Human cells contain 46 chromosomes which carry the estimated 70,000 genes needed for normal growth and development. There are 23 pairs: 22 pairs of autosomes, and two sex chromosomes, X and Y (XX in females, XY in males). Normal female and male karyotypes are abbreviated to 46XX and 46XY respectively.

Cells divide as the body grows. In this process (mitosis) the chromosomes replicate into two identical copies and produce identical daughter cells. The other method of cell division is called meiosis and occurs in the formation of gametes in the ovaries and testes. Meiosis occurs in two stages during which there is an exchange of genetic material between pairs of chromosomes, and a reduction of the number of chromosomes in each cell to 23 (one of each pair). The diploid number is regained when the egg and sperm fuse at fertilisation.


In cases of trisomy an additional chromosome is present over and above the usual pair. The condition is almost always caused by either the sperm or the egg containing a pair of chromosomes (rather than a single chromosome). This arises from a failure of the normal separation of a pair of chromosomes during cell division, if it occurs during meiosis the resulting gamete will have 24 chromosomes and the complementary gamete with 22 chromosomes will be non-viable.

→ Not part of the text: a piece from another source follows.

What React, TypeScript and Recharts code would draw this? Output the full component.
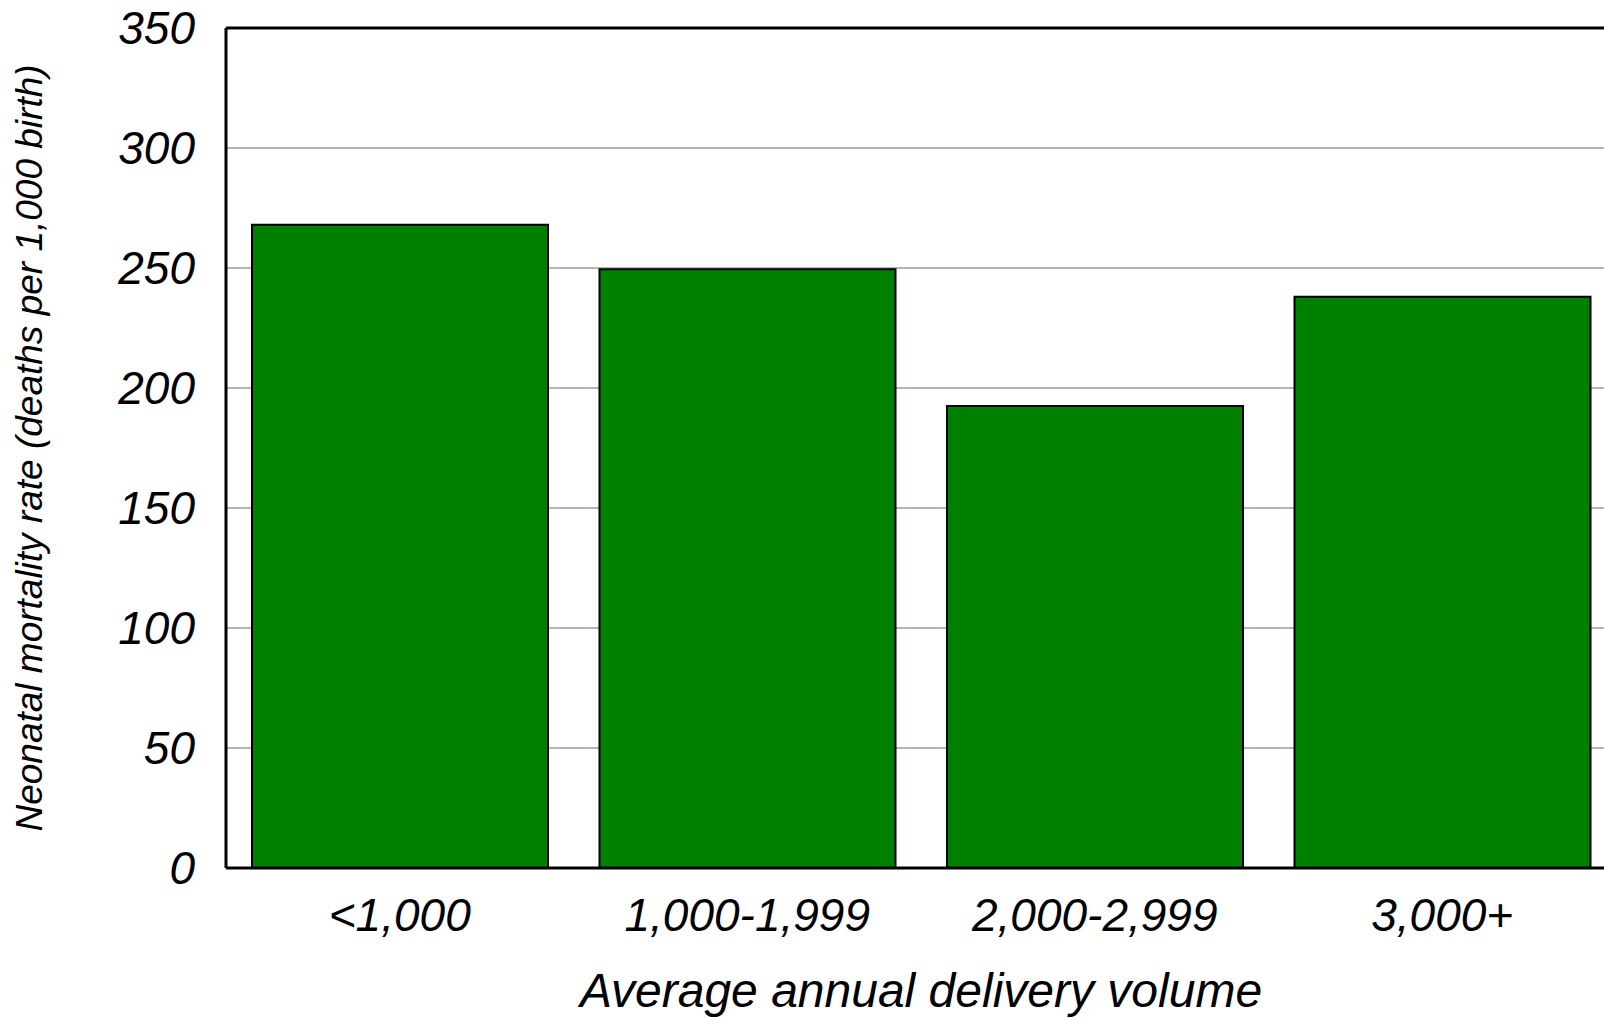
import React from 'react';
import {
  BarChart,
  Bar,
  XAxis,
  YAxis,
  CartesianGrid,
  ReferenceLine,
  Label,
} from 'recharts';

// Delivery-volume groups and their neonatal mortality rates
const categories = ['<1,000', '1,000-1,999', '2,000-2,999', '3,000+'];
const mortalityRates = [268, 249.5, 192.5, 238];
const yTicks = [0, 50, 100, 150, 200, 250, 300, 350];

const xTitle = 'Average annual delivery volume';
const yTitle = 'Neonatal mortality rate (deaths per 1,000 birth)';

const data = categories.map((volume, i) => ({ volume, rate: mortalityRates[i] }));

const FONT = '"Liberation Sans", Arial, Helvetica, sans-serif';

const tickStyle = {
  fontFamily: FONT,
  fontStyle: 'italic' as const,
  fontSize: 46,
  fill: '#000',
};

const YTitle = (props: any) => {
  const vb = props.viewBox || {};
  const cx = 42;
  const cy = vb.y + vb.height / 2;
  return (
    <text
      x={cx}
      y={cy}
      transform={`rotate(-90, ${cx}, ${cy})`}
      textAnchor="middle"
      fontFamily={FONT}
      fontStyle="italic"
      fontSize={37}
      fill="#000"
    >
      {yTitle}
    </text>
  );
};

const XTitle = (props: any) => {
  const vb = props.viewBox || {};
  const cx = vb.x + vb.width / 2;
  const cy = vb.y + vb.height - 11;
  return (
    <text
      x={cx}
      y={cy}
      textAnchor="middle"
      fontFamily={FONT}
      fontStyle="italic"
      fontSize={48}
      fill="#000"
    >
      {xTitle}
    </text>
  );
};

export default function App() {
  return (
    <div
      style={{
        position: 'fixed',
        left: 0,
        top: 0,
        width: 1604,
        height: 1018,
        overflow: 'hidden',
        background: '#fff',
      }}
    >
      <BarChart
        width={1620}
        height={1018}
        data={data}
        margin={{ top: 28, right: 4, left: 0, bottom: 0 }}
        barCategoryGap={26}
      >
        <CartesianGrid vertical={false} stroke="#6a6a6a" strokeWidth={1} />
        <XAxis
          dataKey="volume"
          height={150}
          interval={0}
          tickLine={false}
          tickSize={0}
          tickMargin={30}
          axisLine={{ stroke: '#000', strokeWidth: 3 }}
          tick={tickStyle}
        >
          <Label content={<XTitle />} />
        </XAxis>
        <YAxis
          width={226}
          domain={[0, 350]}
          ticks={yTicks}
          interval={0}
          tickLine={false}
          tickSize={0}
          tickMargin={31}
          axisLine={{ stroke: '#000', strokeWidth: 3 }}
          tick={tickStyle}
        >
          <Label content={<YTitle />} />
        </YAxis>
        <ReferenceLine y={350} stroke="#000" strokeWidth={3} />
        <Bar
          dataKey="rate"
          fill="#008000"
          stroke="#000"
          strokeWidth={2}
          isAnimationActive={false}
        />
      </BarChart>
    </div>
  );
}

Autosomal trisomies are more common with increasing maternal age. This probably reflects the differences between male and female gametogenesis. In particular the primary oocyte ages while in "suspended animation" for up to 50 years within the ovary. Trisomies of any chromosome can occur during gametogenesis, but the majority of resulting pregnancies are not viable and result in early miscarriage.